Abstract

In order to simulate the fate of biogenic silica generated in the surface waters of the Southern Ocean, the dissolution of silica frustules was studied for seven natural assemblages of diatoms, collected during summer 1984 in the Indian sector, and two typical Antarctic diatoms (Nitzschia cylindrus and Chaetoceros deflandrei), following the procedure of Kamatani and Riley (1979). For mean summer conditions in the surface waters of the Southern Ocean (2<T°C<12; 7.5<pH<8) rate coefficients of dissolution range from 2.2 to 18.5x10-3d-1 for the natural assemblages. The silica frustules trapped by fecal pellets and by gelatinous aggregates, and rapidly transported through the cold waters of the Circumpolar Current, reach the sea bottom of either the continental shelves of the abysses without loosing much of the initial amount of silica (less than 10%). A model based on Stokes' law, modified to take in account of non ideal conditions and of the upwelling rate, is used in order to simulate the fate of silica of unaggregated particles settling down in the cold waters of the Antarctic Divergence.

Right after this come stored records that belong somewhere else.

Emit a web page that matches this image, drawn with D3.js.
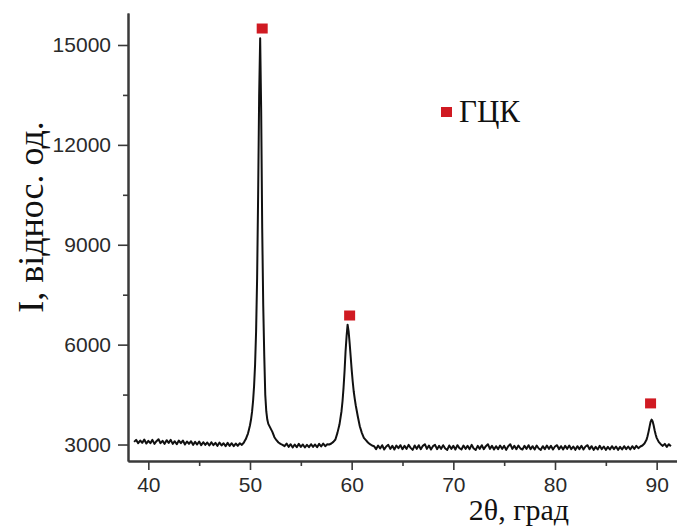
<!DOCTYPE html>
<html>
<head>
<meta charset="utf-8">
<script src="https://cdn.jsdelivr.net/npm/d3@7/dist/d3.min.js"></script>
<style>
  html, body { margin: 0; padding: 0; background: #fff; }
  svg { display: block; }
</style>
</head>
<body>
<svg id="chart" width="677" height="527"></svg>
<script>
// ---- data ----
// XRD scan: [2θ (deg), intensity (rel. units)]
const xrdScan = [
  [38.6,3080],[38.8,3140],[39.0,3040],[39.2,3120],[39.4,3050],[39.6,3150],[39.8,3030],[40.0,3110],
  [40.2,3040],[40.4,3140],[40.6,3020],[40.8,3100],[41.0,3160],[41.2,3040],[41.4,3110],[41.6,3020],
  [41.8,3130],[42.0,3050],[42.2,3140],[42.4,3020],[42.6,3100],[42.8,3010],[43.0,3120],[43.2,3040],
  [43.4,3120],[43.6,3000],[43.8,3090],[44.0,3020],[44.2,3100],[44.4,2990],[44.6,3080],[44.8,3000],
  [45.0,3090],[45.2,2980],[45.4,3070],[45.6,2990],[45.8,3060],[46.0,2970],[46.2,3070],[46.4,2980],
  [46.6,3050],[46.8,2960],[47.0,3060],[47.2,2970],[47.4,3040],[47.6,2950],[47.8,3050],[48.0,2960],
  [48.2,3040],[48.4,2950],[48.6,3030],[48.8,2960],[49.0,3040],[49.2,2990],
  [49.4,3060],[49.5,3120],[49.6,3170],[49.7,3250],[49.8,3330],[49.9,3450],[50.0,3580],[50.1,3750],
  [50.2,3980],[50.3,4300],[50.4,4750],[50.5,5400],[50.6,6400],[50.7,8000],[50.8,10500],[50.9,13500],
  [51.0,15200],[51.1,13000],[51.2,9500],[51.3,7200],[51.4,5700],[51.5,4500],[51.6,4000],[51.7,3750],
  [51.8,3620],[51.9,3560],[52.0,3500],[52.2,3380],[52.4,3220],[52.6,3130],[52.8,3060],[53.0,3020],
  [53.2,2990],
  [53.4,2950],[53.6,3030],[53.8,2930],[54.0,3010],[54.2,2910],[54.4,3000],[54.6,2920],[54.8,3020],
  [55.0,2930],[55.2,3000],[55.4,2910],[55.6,2990],[55.8,2920],[56.0,3010],[56.2,2930],[56.4,3000],
  [56.6,2920],[56.8,3020],[57.0,2940],[57.2,3030],[57.4,2950],[57.6,3010],
  [57.8,3000],[58.0,3030],[58.2,3080],[58.4,3150],[58.6,3350],[58.8,3600],[59.0,4000],[59.1,4300],
  [59.2,4700],[59.3,5200],[59.4,5800],[59.5,6250],[59.6,6600],[59.7,6400],[59.8,6050],[59.9,5650],
  [60.0,5250],[60.1,4900],[60.2,4600],[60.3,4380],[60.4,4180],[60.6,3850],[60.8,3550],[61.0,3350],
  [61.2,3200],[61.4,3130],[61.6,3060],[61.8,3010],[62.0,2970],
  [62.2,2950],[62.4,2860],[62.6,2970],[62.8,2880],[63.0,2980],[63.2,2850],[63.4,2940],[63.6,2990],
  [63.8,2870],[64.0,2960],[64.2,2850],[64.4,2970],[64.6,2890],[64.8,2980],[65.0,2860],[65.2,2960],
  [65.4,2870],[65.6,2990],[65.8,2900],[66.0,2840],[66.2,2970],[66.4,2870],[66.6,2980],[66.8,2860],
  [67.0,2960],[67.2,3010],[67.4,2870],[67.6,2970],[67.8,2850],[68.0,2950],[68.2,2990],[68.4,2860],
  [68.6,2960],[68.8,2870],[69.0,2980],[69.2,2880],[69.4,2840],[69.6,2970],[69.8,2870],[70.0,2960],
  [70.2,2850],[70.4,2980],[70.6,2890],[70.8,2850],[71.0,2970],[71.2,2870],[71.4,2960],[71.6,2860],
  [71.8,2990],[72.0,2880],[72.2,2840],[72.4,2960],[72.6,2870],[72.8,2980],[73.0,2860],[73.2,2950],
  [73.4,3010],[73.6,2870],[73.8,2960],[74.0,2850],[74.2,2950],[74.4,2860],[74.6,2970],[74.8,2870],
  [75.0,2960],[75.2,2840],[75.4,2950],[75.6,3010],[75.8,2870],[76.0,2960],[76.2,2860],[76.4,2970],
  [76.6,2880],[76.8,2850],[77.0,2960],[77.2,2870],[77.4,2980],[77.6,2860],[77.8,2950],[78.0,2850],
  [78.2,2970],[78.4,2880],[78.6,2840],[78.8,2950],[79.0,2860],[79.2,2970],[79.4,2870],[79.6,2960],
  [79.8,2850],[80.0,2940],[80.2,2980],[80.4,2860],[80.6,2950],[80.8,2850],[81.0,2960],[81.2,2870],
  [81.4,2970],[81.6,2860],[81.8,2940],[82.0,2840],[82.2,2950],[82.4,2860],[82.6,2960],[82.8,2850],
  [83.0,2940],[83.2,2980],[83.4,2860],[83.6,2950],[83.8,2840],[84.0,2930],[84.2,2850],[84.4,2960],
  [84.6,2860],[84.8,2940],[85.0,2840],[85.2,2930],[85.4,2850],[85.6,2950],[85.8,2860],[86.0,2940],
  [86.2,2840],[86.4,2930],[86.6,2850],[86.8,2950],[87.0,2860],[87.2,2940],[87.4,2850],[87.6,2950],
  [87.8,2870],[88.0,2960],[88.2,2890],
  [88.4,2940],[88.6,2970],[88.8,3030],[89.0,3140],[89.1,3250],[89.2,3380],[89.3,3530],[89.4,3680],
  [89.5,3750],[89.6,3700],[89.7,3580],[89.8,3430],[89.9,3300],[90.0,3200],[90.2,3080],[90.4,3010],
  [90.6,2960],[90.8,3020],[91.0,2930],[91.2,3010],[91.4,2950]
];

// FCC (ГЦК) reflection markers
const markerTheta = [51.2, 59.8, 89.4];
const markerI = [15480, 6860, 4220];

// axes
const xDomain = [38, 92];
const yDomain = [2505, 15961];
const xMajorTicks = [40, 50, 60, 70, 80, 90];
const xMinorTicks = [45, 55, 65, 75, 85];
const yMajorTicks = [3000, 6000, 9000, 12000, 15000];
const yMinorTicks = [4500, 7500, 10500, 13500];

const xTitle = "2θ, град";
const yTitle = "I, віднос. од.";
const legendLabel = "ГЦК";

// ---- drawing ----
const svg = d3.select("#chart");
const plotLeft = 128, plotRight = 677, plotTop = 13, plotBottom = 461;

const x = d3.scaleLinear().domain(xDomain).range([plotLeft, plotRight]);
const y = d3.scaleLinear().domain(yDomain).range([plotBottom, plotTop]);

const axisColor = "#3a3a3a";
const sansFont = "'Liberation Sans', Arial, sans-serif";
const serifFont = "'Liberation Serif', 'Times New Roman', serif";

const xMinorAxis = d3.axisBottom(x).tickValues(xMinorTicks).tickSize(5).tickFormat("").tickSizeOuter(0);
const yMinorAxis = d3.axisLeft(y).tickValues(yMinorTicks).tickSize(5).tickFormat("").tickSizeOuter(0);
const xAxis = d3.axisBottom(x).tickValues(xMajorTicks).tickSize(9).tickPadding(7).tickSizeOuter(0).tickFormat(d3.format("d"));
const yAxis = d3.axisLeft(y).tickValues(yMajorTicks).tickSize(10).tickPadding(7).tickSizeOuter(0).tickFormat(d3.format("d"));

function styleAxis(g) {
  g.select(".domain").attr("stroke", axisColor).attr("stroke-width", 2);
  g.selectAll(".tick line").attr("stroke", axisColor).attr("stroke-width", 1.6);
  g.selectAll(".tick text").attr("fill", "#2a2a2a").style("font-family", sansFont).style("font-size", "21px");
}

svg.append("g").attr("transform", `translate(0,${plotBottom})`).call(xMinorAxis).call(styleAxis);
svg.append("g").attr("transform", `translate(${plotLeft},0)`).call(yMinorAxis).call(styleAxis);
svg.append("g").attr("transform", `translate(0,${plotBottom})`).call(xAxis).call(styleAxis);
svg.append("g").attr("transform", `translate(${plotLeft},0)`).call(yAxis).call(styleAxis);

// data line
const line = d3.line().x(d => x(d[0])).y(d => y(d[1]));
svg.append("path")
  .datum(xrdScan)
  .attr("d", line)
  .attr("fill", "none")
  .attr("stroke", "#111")
  .attr("stroke-width", 2)
  .attr("stroke-linejoin", "round");

// markers
const markerColor = "#d01a22";
const ms = 11;
svg.append("g").selectAll("rect")
  .data(markerTheta.map((t, i) => [t, markerI[i]]))
  .join("rect")
  .attr("x", d => x(d[0]) - ms / 2)
  .attr("y", d => y(d[1]) - ms / 2)
  .attr("width", ms)
  .attr("height", ms - 1)
  .attr("fill", markerColor);

// legend
const lg = svg.append("g").attr("transform", "translate(446,112)");
lg.append("rect").attr("x", -5).attr("y", -5).attr("width", 11).attr("height", 10).attr("fill", markerColor);
lg.append("text").attr("x", 13).attr("y", 10)
  .style("font-family", serifFont).style("font-size", "31px").attr("fill", "#111")
  .text(legendLabel);

// axis titles
svg.append("text")
  .attr("x", 519).attr("y", 520)
  .attr("text-anchor", "middle")
  .style("font-family", serifFont).style("font-size", "30px").attr("fill", "#111")
  .text(xTitle);

svg.append("text")
  .attr("transform", "translate(43,217) rotate(-90)")
  .attr("text-anchor", "middle")
  .style("font-family", serifFont).style("font-size", "36px").attr("fill", "#111")
  .text(yTitle);
</script>
</body>
</html>
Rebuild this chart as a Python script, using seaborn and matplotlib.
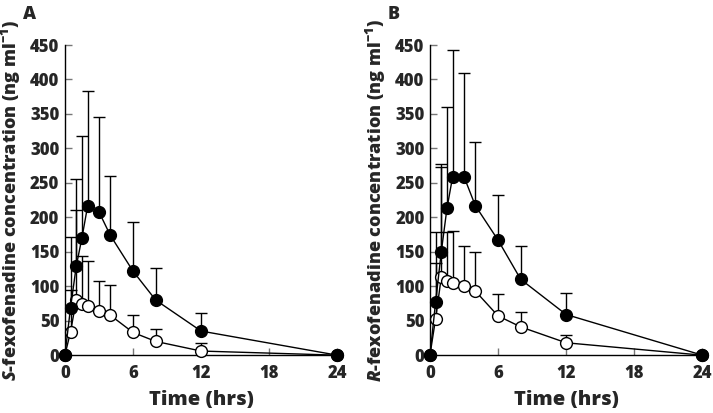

It supports the ideas that 1-the cycle of siliceous particles which radii are <2 μm (i.e., of a part of the nanoplankton) is completely achieved in the surface layer, 2-although the biogenic silica of large unaggregated particles (radii over 25 μm) may reach the seabottom (within one month to a few years) without complete dissolution, the main explanation for the accumulation of biogenic silica on Antarctic abysses remains transport by fecal pellets and gelatinous aggregates.